Perakendenin geleceği asıl şimdi…
Achim Schneider: “Artık Döngüsel Ekonomi’den bahsediyoruz. Perakende de döngüsel ekonomiye odaklanmalıyız. Nüfusla ilgili değişimler yaşanıyor. Mobil cihazların sayısı artıyor. Dijital mecralar (Amazon gibi) büyük yükselişte. Mağazaların da aynı zamanda yapısı ve çehresi değişiyor. Bir taraftan teknoloji ve trendler ilerliyor. Her şeyin ötesinde olduğumuzu düşünüyoruz ama yerimizde sayıyoruz. Kendimizi ve çehremizi değiştirmemiz gerekiyor. Müşteriler artık güvenilir deneyimlere yaklaşıyor. Her şey büyüyor gelişiyor ama bizim için tabi ki karlılık da önemli. Online ortamda bir ürünü deneme şansımız yok. Ama artık üç boyutlu nesne tarayıcı sistemler var. Böylece ayağınızın ölçüleri taranarak ayakkabının size uyup uymayacağını bile anlayabiliyorsunuz. Müşteriler alışveriş yaparken her şeyin kolay olmasını istiyor. Bunun için de perakendeciler, iş modellerini nasıl yenileyeceklerine ve geliştireceklerine bakmalılar.”
Çin, ezber bozdu…
Prof.
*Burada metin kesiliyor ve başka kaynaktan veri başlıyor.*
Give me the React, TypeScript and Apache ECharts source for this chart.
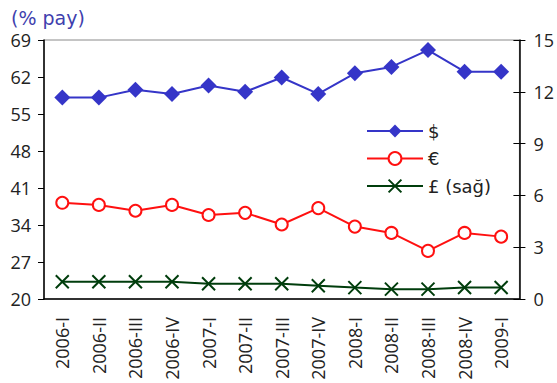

Dr. Deniz Ülke Arıboğan: “Büyük çelişkiler dönemindeyiz, farklılaşmalar, tezler ve antitezlerin birbirleriyle savaştığı dönemdeyiz. Peki bu dönem nasıl ortaya çıktı? Cevap basit, endüstriyel devrimin ortaya çıkış şartları ile bugünkü koşulların ortaya çıkış şartları arasında çok da fark yok. Teknolojide inanılmaz bir dönüşüm var. Endüstri 4.0 yeni bir uygarlık sistemi. Ve buna uygun bir siyasi sistemin ortaya çıkması kaçınılmaz. Küreselleşme süreci ile birlikte yeni bir ekonomik modelden bahsediyoruz ve yeni bir siyasi modele ihtiyaç duyuluyor. Tabi bu ihtiyaç ve ortaya çıkış küresel düzenin temellerini sarstı. Berlin duvarı yıkıldığında duvarlar hayatımızdan çıktı dediğimiz dönemde bugün 77 ülkenin kendi duvarı yani sınırı var. Bunlar insanın insana dokunuşunu engelleyen duvarlar. Yeni bir siyasi model kuşkusuz olacaktır. Nasıl şekillenmekte olduğunu 2001’de ilk defa gördük. Küresel terör saldırısı bundan sonraki yüzyılın güvenlik endişeleri içerisinde yapılacağını, güvenlik mimarisinin formunun yepyeni bir biçimde olacağını söyledi. Dünyada savunma harcamaları 8 trilyona ulaşmış durumda. En çok harcama yapan ilk 5 ülke arasında Rusya yok. ABD’den sonra Çin ikinci sırada. Çin AR-Ge’ye en fazla yatırım yapan 378 milyar dolar, yüz tanıma sistemi ile vatandaşlarını merkeze bağladı. Çin’in bugün üretmeye çalıştığı şey “tek kuşak tek yol projesi” tüm dünyada genel olarak ekonomi ve endüstrisini ve konsantrasyonun alanlarının kaymasına neden olabilecek çok önemli bir proje. Trump ise buna karşı ticaret duvarları örmeye çalışıyor. Siyaset ekonomiden bağımsız olarak şekillenmez ancak; ekonomiyi anlamayanlar siyaseti yorumlayamazlar. Bugün içeresinde yer aldığımız dünya, teknolojilerin devlet otoritelerinin elinin altına sunuluyor. Artık liberal demokrasilerden bahsedemiyoruz.”